- [RECORDED DATA]:

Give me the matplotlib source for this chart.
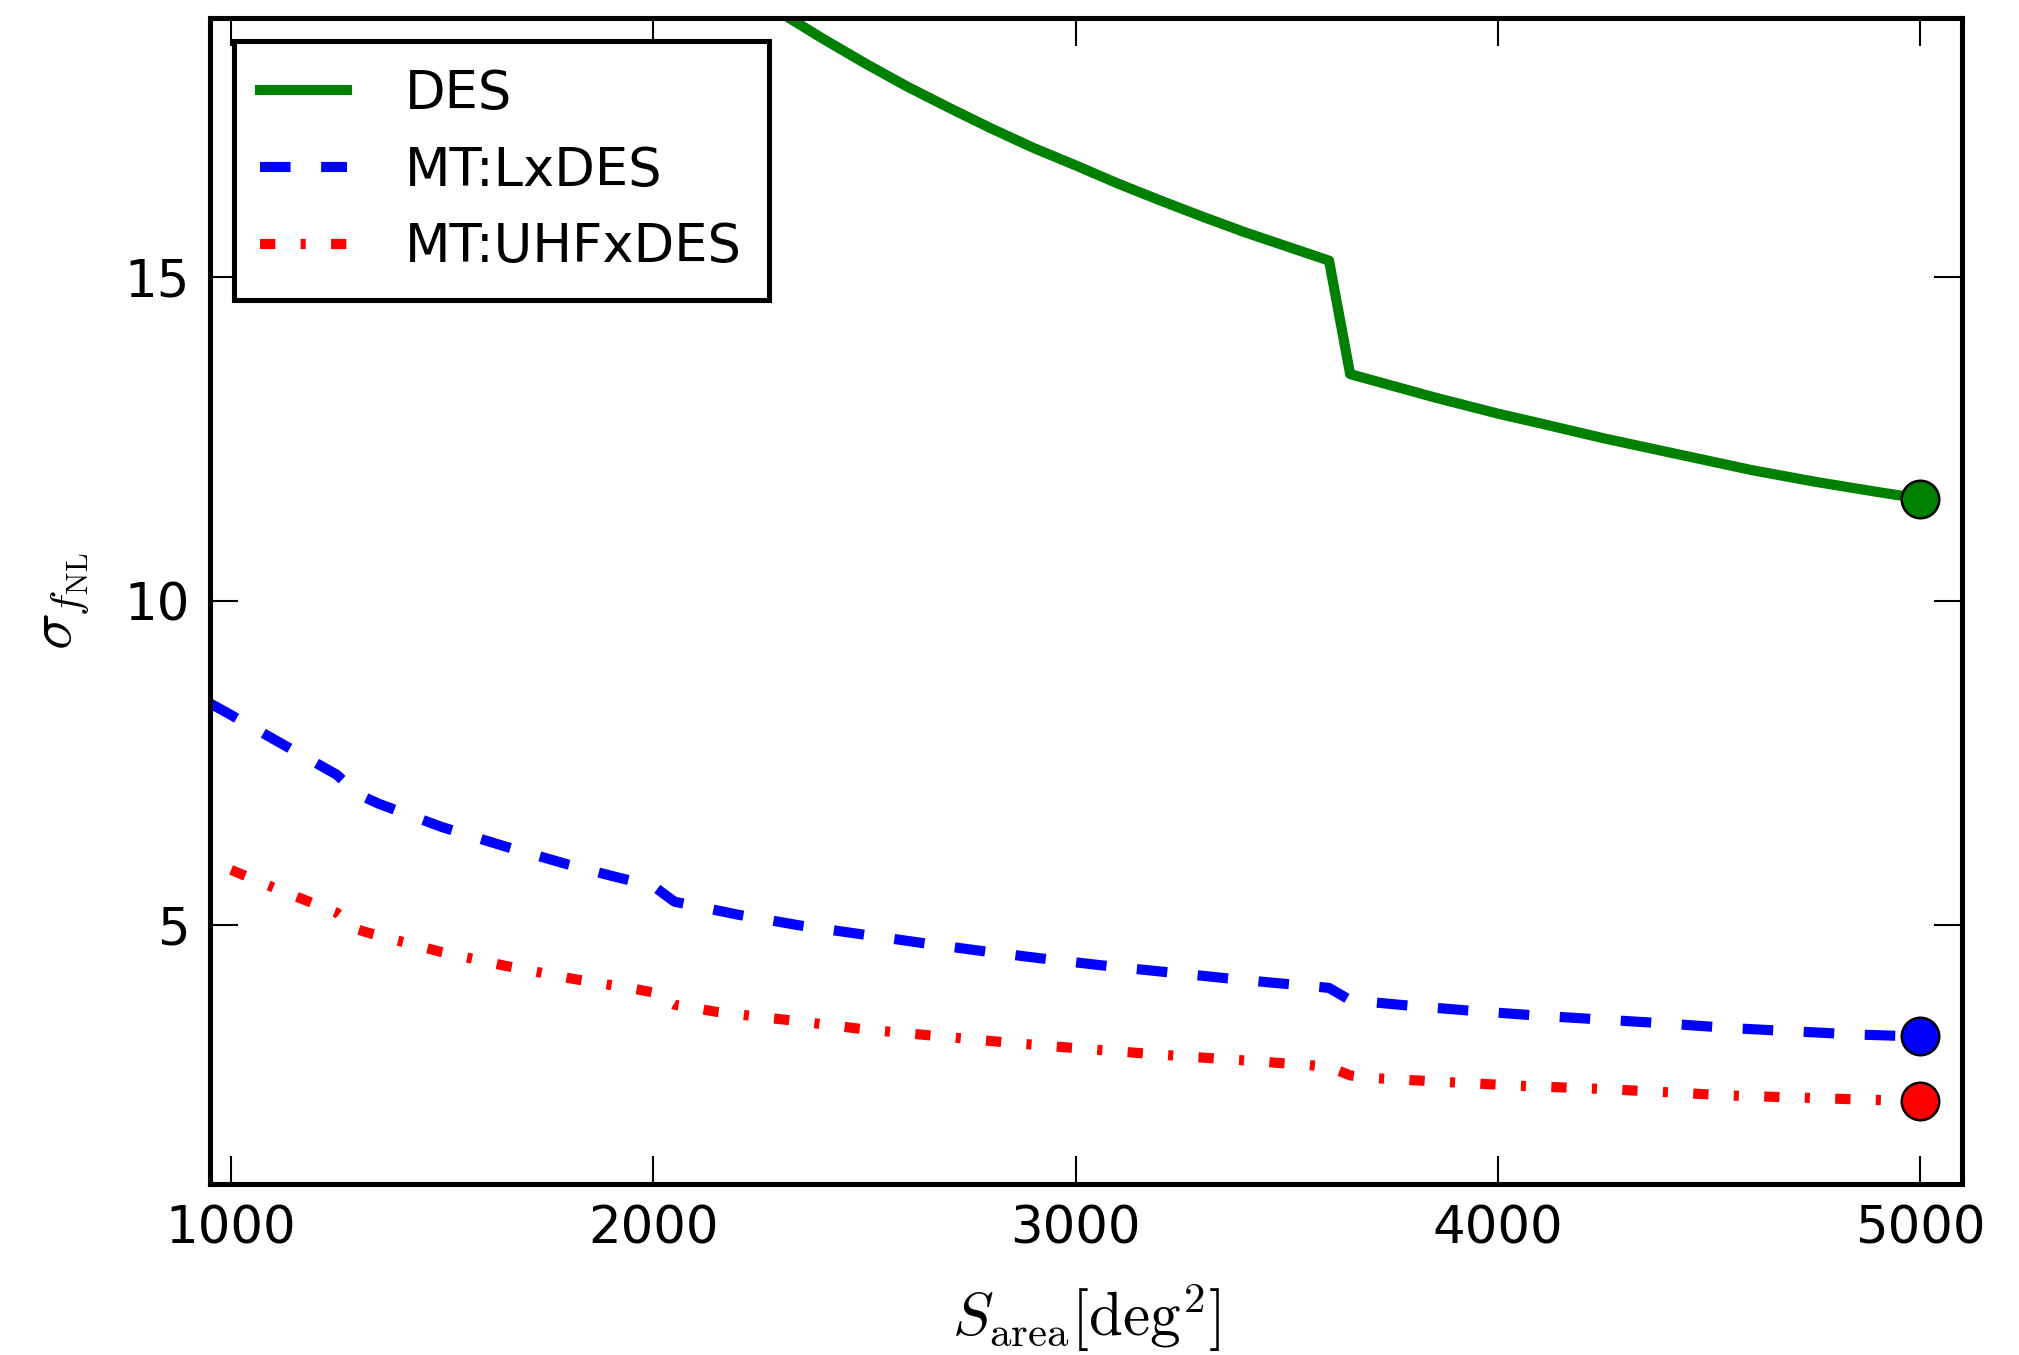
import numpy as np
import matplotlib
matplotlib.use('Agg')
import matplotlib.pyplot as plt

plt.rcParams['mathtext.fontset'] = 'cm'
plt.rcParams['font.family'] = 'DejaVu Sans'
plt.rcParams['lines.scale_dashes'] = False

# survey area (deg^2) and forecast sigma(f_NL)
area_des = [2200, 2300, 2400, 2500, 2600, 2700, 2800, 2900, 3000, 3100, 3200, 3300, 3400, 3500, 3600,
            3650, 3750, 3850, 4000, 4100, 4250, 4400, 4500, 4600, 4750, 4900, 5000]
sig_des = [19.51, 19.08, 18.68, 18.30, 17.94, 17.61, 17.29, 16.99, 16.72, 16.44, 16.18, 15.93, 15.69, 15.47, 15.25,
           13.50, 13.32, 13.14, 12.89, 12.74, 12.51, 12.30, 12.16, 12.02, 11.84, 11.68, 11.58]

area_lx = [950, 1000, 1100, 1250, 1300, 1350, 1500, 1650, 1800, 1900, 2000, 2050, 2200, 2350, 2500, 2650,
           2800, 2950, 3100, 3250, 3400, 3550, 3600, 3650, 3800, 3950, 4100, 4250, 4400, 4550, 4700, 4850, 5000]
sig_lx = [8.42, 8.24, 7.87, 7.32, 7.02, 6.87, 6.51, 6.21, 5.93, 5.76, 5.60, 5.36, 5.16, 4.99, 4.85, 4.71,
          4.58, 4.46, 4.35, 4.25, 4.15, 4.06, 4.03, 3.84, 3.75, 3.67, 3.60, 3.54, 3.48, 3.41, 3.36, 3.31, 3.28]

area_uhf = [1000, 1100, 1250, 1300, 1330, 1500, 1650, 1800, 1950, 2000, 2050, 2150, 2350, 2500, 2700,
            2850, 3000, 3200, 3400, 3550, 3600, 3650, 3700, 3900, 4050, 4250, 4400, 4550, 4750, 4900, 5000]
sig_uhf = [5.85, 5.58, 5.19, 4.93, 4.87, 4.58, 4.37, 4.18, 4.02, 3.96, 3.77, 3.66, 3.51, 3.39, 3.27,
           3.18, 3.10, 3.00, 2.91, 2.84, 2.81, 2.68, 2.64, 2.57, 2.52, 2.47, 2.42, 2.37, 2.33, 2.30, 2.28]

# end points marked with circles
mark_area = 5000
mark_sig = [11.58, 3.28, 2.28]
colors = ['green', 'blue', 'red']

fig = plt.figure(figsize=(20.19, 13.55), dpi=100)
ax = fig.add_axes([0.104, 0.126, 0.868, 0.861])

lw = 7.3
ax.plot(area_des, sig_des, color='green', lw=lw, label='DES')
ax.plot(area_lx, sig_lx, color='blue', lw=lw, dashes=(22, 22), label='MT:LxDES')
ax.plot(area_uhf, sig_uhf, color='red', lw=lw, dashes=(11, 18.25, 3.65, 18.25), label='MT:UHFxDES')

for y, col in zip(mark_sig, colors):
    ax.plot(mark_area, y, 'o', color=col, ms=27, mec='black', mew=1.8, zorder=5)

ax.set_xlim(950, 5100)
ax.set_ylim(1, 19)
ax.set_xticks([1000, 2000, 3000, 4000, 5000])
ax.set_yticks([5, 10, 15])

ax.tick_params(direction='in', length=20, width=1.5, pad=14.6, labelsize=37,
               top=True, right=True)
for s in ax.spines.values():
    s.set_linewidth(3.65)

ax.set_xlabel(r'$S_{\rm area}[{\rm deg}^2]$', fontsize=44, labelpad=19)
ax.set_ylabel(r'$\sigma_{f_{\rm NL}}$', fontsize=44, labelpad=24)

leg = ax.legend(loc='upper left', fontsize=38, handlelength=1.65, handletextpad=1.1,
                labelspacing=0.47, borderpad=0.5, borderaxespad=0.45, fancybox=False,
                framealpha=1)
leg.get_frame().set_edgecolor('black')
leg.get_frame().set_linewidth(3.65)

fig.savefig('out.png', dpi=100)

- [WORK TO BE COMPLETED]:
Without the pictures, retype the whole of the material above exactly.

- [REPLY]:
Give me the matplotlib source for this chart.
import numpy as np
import matplotlib
matplotlib.use('Agg')
import matplotlib.pyplot as plt

plt.rcParams['mathtext.fontset'] = 'cm'
plt.rcParams['font.family'] = 'DejaVu Sans'
plt.rcParams['lines.scale_dashes'] = False

# survey area (deg^2) and forecast sigma(f_NL)
area_des = [2200, 2300, 2400, 2500, 2600, 2700, 2800, 2900, 3000, 3100, 3200, 3300, 3400, 3500, 3600,
            3650, 3750, 3850, 4000, 4100, 4250, 4400, 4500, 4600, 4750, 4900, 5000]
sig_des = [19.51, 19.08, 18.68, 18.30, 17.94, 17.61, 17.29, 16.99, 16.72, 16.44, 16.18, 15.93, 15.69, 15.47, 15.25,
           13.50, 13.32, 13.14, 12.89, 12.74, 12.51, 12.30, 12.16, 12.02, 11.84, 11.68, 11.58]

area_lx = [950, 1000, 1100, 1250, 1300, 1350, 1500, 1650, 1800, 1900, 2000, 2050, 2200, 2350, 2500, 2650,
           2800, 2950, 3100, 3250, 3400, 3550, 3600, 3650, 3800, 3950, 4100, 4250, 4400, 4550, 4700, 4850, 5000]
sig_lx = [8.42, 8.24, 7.87, 7.32, 7.02, 6.87, 6.51, 6.21, 5.93, 5.76, 5.60, 5.36, 5.16, 4.99, 4.85, 4.71,
          4.58, 4.46, 4.35, 4.25, 4.15, 4.06, 4.03, 3.84, 3.75, 3.67, 3.60, 3.54, 3.48, 3.41, 3.36, 3.31, 3.28]

area_uhf = [1000, 1100, 1250, 1300, 1330, 1500, 1650, 1800, 1950, 2000, 2050, 2150, 2350, 2500, 2700,
            2850, 3000, 3200, 3400, 3550, 3600, 3650, 3700, 3900, 4050, 4250, 4400, 4550, 4750, 4900, 5000]
sig_uhf = [5.85, 5.58, 5.19, 4.93, 4.87, 4.58, 4.37, 4.18, 4.02, 3.96, 3.77, 3.66, 3.51, 3.39, 3.27,
           3.18, 3.10, 3.00, 2.91, 2.84, 2.81, 2.68, 2.64, 2.57, 2.52, 2.47, 2.42, 2.37, 2.33, 2.30, 2.28]

# end points marked with circles
mark_area = 5000
mark_sig = [11.58, 3.28, 2.28]
colors = ['green', 'blue', 'red']

fig = plt.figure(figsize=(20.19, 13.55), dpi=100)
ax = fig.add_axes([0.104, 0.126, 0.868, 0.861])

lw = 7.3
ax.plot(area_des, sig_des, color='green', lw=lw, label='DES')
ax.plot(area_lx, sig_lx, color='blue', lw=lw, dashes=(22, 22), label='MT:LxDES')
ax.plot(area_uhf, sig_uhf, color='red', lw=lw, dashes=(11, 18.25, 3.65, 18.25), label='MT:UHFxDES')

for y, col in zip(mark_sig, colors):
    ax.plot(mark_area, y, 'o', color=col, ms=27, mec='black', mew=1.8, zorder=5)

ax.set_xlim(950, 5100)
ax.set_ylim(1, 19)
ax.set_xticks([1000, 2000, 3000, 4000, 5000])
ax.set_yticks([5, 10, 15])

ax.tick_params(direction='in', length=20, width=1.5, pad=14.6, labelsize=37,
               top=True, right=True)
for s in ax.spines.values():
    s.set_linewidth(3.65)

ax.set_xlabel(r'$S_{\rm area}[{\rm deg}^2]$', fontsize=44, labelpad=19)
ax.set_ylabel(r'$\sigma_{f_{\rm NL}}$', fontsize=44, labelpad=24)

leg = ax.legend(loc='upper left', fontsize=38, handlelength=1.65, handletextpad=1.1,
                labelspacing=0.47, borderpad=0.5, borderaxespad=0.45, fancybox=False,
                framealpha=1)
leg.get_frame().set_edgecolor('black')
leg.get_frame().set_linewidth(3.65)

fig.savefig('out.png', dpi=100)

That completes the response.